U.S. Rep. Joe Courtney called it common sense.

“Today it was my job and my moral obligation to families in eastern Connecticut to return to the negotiating table to try and hammer out some preliminary, commonsense, bipartisan steps forward to curb our nation’s completely abnormal rates of gun violence,” Courtney said.

U.S. Rep. John B. Larson put the onus on the Senate.

“The mothers from Sandy Hook and Mothers United Against Violence are our most eloquent spokespeople,” Larson said. “The House has reflected their concerns and voted. Today is no different. What remains is a Senate that has chosen not to vote on any gun legislation … Victims and survivors of gun violence know the problem lies in the filibuster and cloture vote. The Senate has to reform.” 

Mark Barden, the father of Daniel Barden, who was gunned down in his Sandy Hook classroom nearly 10 years ago, said he hopes they can find common ground. 

“We appreciate the House of Representatives’ efforts to protect kids, but we must work together to advance bipartisan legislation that can be signed into law,” Barden said. “We know that the overwhelming majority of voters support reasonable gun safety reforms. We encourage members of the House to find common ground so that, together with the Senate, Congress can take action before another child is killed by gun violence.”

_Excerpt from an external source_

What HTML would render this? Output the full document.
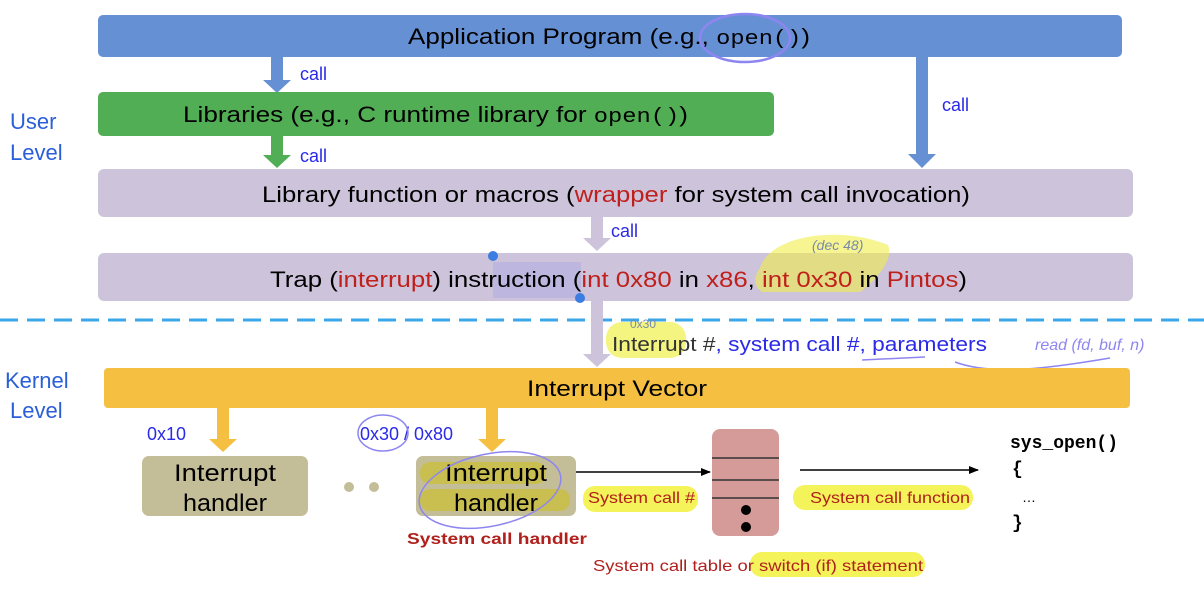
<!DOCTYPE html>
<html><head><meta charset="utf-8"><style>
html,body{margin:0;padding:0;background:#fff;}
svg{display:block;}
text{font-family:"Liberation Sans",sans-serif;}
.m{font-family:"Liberation Mono",monospace;}
</style></head><body>
<svg width="1204" height="592" viewBox="0 0 1204 592" xmlns="http://www.w3.org/2000/svg">
<defs>
<marker id="ah" markerWidth="10" markerHeight="8" refX="9" refY="4" orient="auto" markerUnits="userSpaceOnUse"><path d="M0,0 L10,4 L0,8 z" fill="#000"/></marker>
</defs>
<rect x="98" y="15" width="1024" height="42" rx="5" fill="#6690d4"/>
<text x="408" y="44" font-size="22" textLength="402" lengthAdjust="spacingAndGlyphs">Application Program (e.g., <tspan class="m" font-size="20">open()</tspan>)</text>
<ellipse cx="745" cy="38" rx="45" ry="24" fill="none" stroke="#8e86f0" stroke-width="2.5"/>
<rect x="271" y="57" width="12" height="24" fill="#6690d4"/><path d="M263,80 L291,80 L277,93 z" fill="#6690d4"/>
<rect x="916" y="57" width="12" height="98" fill="#6690d4"/><path d="M908,154 L936,154 L922,168 z" fill="#6690d4"/>
<rect x="98" y="92" width="676" height="44" rx="5" fill="#52ae55"/>
<text x="183" y="122" font-size="22" textLength="505" lengthAdjust="spacingAndGlyphs">Libraries (e.g., C runtime library for <tspan class="m" font-size="20">open()</tspan>)</text>
<rect x="271" y="136" width="12" height="20" fill="#52ae55"/><path d="M263,155 L291,155 L277,168 z" fill="#52ae55"/>
<rect x="98" y="169" width="1035" height="48" rx="6" fill="#cdc4db"/>
<text x="262" y="202" font-size="22" textLength="708" lengthAdjust="spacingAndGlyphs">Library function or macros (<tspan fill="#c0201c">wrapper</tspan> for system call invocation)</text>
<rect x="591" y="217" width="12" height="22" fill="#cdc4db"/><path d="M583,238 L611,238 L597,251 z" fill="#cdc4db"/>
<rect x="98" y="253" width="1035" height="48" rx="6" fill="#cdc4db"/>
<path d="M760,268 C770,235 840,225 888,245 C895,262 870,285 860,292 L762,292 C752,285 755,275 760,268 z" fill="#f0ef4a" opacity="0.6"/>
<rect x="493" y="262" width="88" height="36" fill="#b7b2e2" opacity="0.7"/>
<text x="270" y="287" font-size="22" textLength="697" lengthAdjust="spacingAndGlyphs">Trap (<tspan fill="#c0201c">interrupt</tspan>) instruction (<tspan fill="#c0201c">int 0x80</tspan> in <tspan fill="#c0201c">x86</tspan>, <tspan fill="#c0201c">int 0x30</tspan> in <tspan fill="#c0201c">Pintos</tspan>)</text>
<text x="812" y="250" font-size="14" fill="#7a8aa8" font-style="italic">(dec 48)</text>
<circle cx="493" cy="256" r="5" fill="#3b7de0"/><circle cx="580" cy="298" r="5" fill="#3b7de0"/>
<line x1="0" y1="320" x2="1204" y2="320" stroke="#3aa8e8" stroke-width="3" stroke-dasharray="18,9"/>
<rect x="591" y="301" width="12" height="54" fill="#cdc4db"/><path d="M583,354 L611,354 L597,367 z" fill="#cdc4db"/>
<text x="300" y="80" font-size="18" fill="#2a2ae8">call</text>
<text x="942" y="111" font-size="18" fill="#2a2ae8">call</text>
<text x="300" y="162" font-size="18" fill="#2a2ae8">call</text>
<text x="611" y="237" font-size="18" fill="#2a2ae8">call</text>
<text x="10" y="129" font-size="22" fill="#2a5fd8">User</text>
<text x="10" y="160" font-size="22" fill="#2a5fd8">Level</text>
<text x="5" y="388" font-size="22" fill="#2a5fd8">Kernel</text>
<text x="10" y="418" font-size="22" fill="#2a5fd8">Level</text>
<rect x="606" y="322" width="80" height="36" rx="16" fill="#f0ef4a" opacity="0.7"/>
<text x="630" y="328" font-size="12" fill="#7a8aa8">0x30</text>
<text x="612" y="351" font-size="20" textLength="375" lengthAdjust="spacingAndGlyphs"><tspan fill="#333">Interrupt #</tspan><tspan fill="#2a2ae8">, system call #, parameters</tspan></text>
<path d="M862,360 L925,357 M955,362 C990,375 1040,370 1110,358" stroke="#8e86f0" fill="none" stroke-width="1.5"/>
<text x="1035" y="350" font-size="16" fill="#8e86f0" font-style="italic">read (fd, buf, n)</text>
<rect x="104" y="368" width="1026" height="40" rx="4" fill="#f5c042"/>
<text x="527" y="396" font-size="22" textLength="180" lengthAdjust="spacingAndGlyphs">Interrupt Vector</text>
<rect x="217" y="408" width="12" height="32" fill="#f5c042"/><path d="M209,439 L237,439 L223,452 z" fill="#f5c042"/>
<rect x="486" y="408" width="12" height="32" fill="#f5c042"/><path d="M478,439 L506,439 L492,452 z" fill="#f5c042"/>
<text x="147" y="440" font-size="18" fill="#2a2ae8">0x10</text>
<text x="360" y="440" font-size="18" fill="#2a2ae8">0x30 / 0x80</text>
<ellipse cx="383" cy="433" rx="25" ry="18" fill="none" stroke="#8e86f0" stroke-width="1.5"/>
<rect x="142" y="456" width="166" height="60" rx="7" fill="#c3bd98"/>
<text x="225" y="481" font-size="24" text-anchor="middle" textLength="102" lengthAdjust="spacingAndGlyphs">Interrupt</text>
<text x="225" y="511" font-size="24" text-anchor="middle" textLength="84" lengthAdjust="spacingAndGlyphs">handler</text>
<circle cx="349" cy="487" r="5" fill="#c3bd98"/><circle cx="374" cy="487" r="5" fill="#c3bd98"/>
<rect x="416" y="456" width="160" height="60" rx="7" fill="#c3bd98"/>
<rect x="420" y="462" width="126" height="22" rx="10" fill="#c8bf50"/>
<rect x="420" y="489" width="150" height="22" rx="10" fill="#c8bf50"/>
<text x="496" y="481" font-size="24" text-anchor="middle" textLength="102" lengthAdjust="spacingAndGlyphs">Interrupt</text>
<text x="496" y="511" font-size="24" text-anchor="middle" textLength="84" lengthAdjust="spacingAndGlyphs">handler</text>
<ellipse cx="490" cy="490" rx="72" ry="36" fill="none" stroke="#8e86f0" stroke-width="1.5" transform="rotate(-12 490 490)"/>
<text x="407" y="544" font-size="16" font-weight="bold" fill="#b0201c" textLength="180" lengthAdjust="spacingAndGlyphs">System call handler</text>
<line x1="576" y1="472" x2="710" y2="472" stroke="#000" stroke-width="1.5" marker-end="url(#ah)"/>
<rect x="583" y="486" width="115" height="26" rx="12" fill="#f5f35a"/>
<text x="588" y="503" font-size="16" fill="#b0201c" textLength="107" lengthAdjust="spacingAndGlyphs">System call #</text>
<rect x="712" y="429" width="67" height="107" rx="8" fill="#d49b98"/>
<line x1="712" y1="458" x2="779" y2="458" stroke="#333" stroke-width="1.5"/>
<line x1="712" y1="480" x2="779" y2="480" stroke="#333" stroke-width="1.5"/>
<line x1="712" y1="498" x2="779" y2="498" stroke="#333" stroke-width="1.5"/>
<circle cx="746" cy="510" r="5" fill="#000"/><circle cx="746" cy="527" r="5" fill="#000"/>
<line x1="800" y1="470" x2="978" y2="470" stroke="#000" stroke-width="1.5" marker-end="url(#ah)"/>
<rect x="793" y="485" width="180" height="25" rx="12" fill="#f5f35a"/>
<text x="810" y="503" font-size="16" fill="#b0201c" textLength="160" lengthAdjust="spacingAndGlyphs">System call function</text>
<rect x="750" y="552" width="175" height="25" rx="12" fill="#f5f35a"/>
<text x="593" y="571" font-size="16" fill="#b0201c" textLength="330" lengthAdjust="spacingAndGlyphs">System call table or switch (if) statement</text>
<text x="1010" y="448" font-size="18" font-weight="bold" class="m">sys_open()</text>
<text x="1012" y="474" font-size="18" font-weight="bold" class="m">{</text>
<text x="1022" y="502" font-size="14">…</text>
<text x="1012" y="528" font-size="18" font-weight="bold" class="m">}</text>
</svg>
</body></html>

He added: “We cannot wait for the ‘perfect’ bill; Congress must overcome partisanship to save our children’s lives.”

A new Quinnipiac University poll Wednesday found that nearly 3 out of 4 voters surveyed support raising the legal age to purchase any gun.

“As mass murders by teenage killers tear at the heart of the country, Americans say by a three to one margin, you should be 21 to buy a gun,” Tim Malloy, deputy poll director, said.

Negotiations over the Senate bill are being led by Sen. Chris Murphy, D-Connecticut. At the moment, press reports do not include Ethan’s Law as part of the evolving bill.

DeLauro and Song acknowledged that fact. They acknowledged that not enough Republicans have expressed support at this point to move the measure into the bill.

They also promised to keep pushing, and remain confident.

“Today is a victory,” DeLauro declared. ​“Let us not think about what we can’t get done today.

In the Senate, five Democrats and four Republicans involved in the bipartisan talks have agreed to work toward something narrowly focused – not a political messaging bill – that can win over 10 Senate Republicans by the time Congress returns from recess.

Murphy has said if he leaves the Senate without passing major gun legislation his tenure will have been a failure.

“I get up every day and go to sleep every night thinking about what happened in Sandy Hook and what happens every day in Hartford and New Haven,” Murphy said last week. “My job ultimately is to get something meaningful passed at the federal level, and I will feel like my public service is incomplete if I don’t succeed in getting something real done that saves lives.”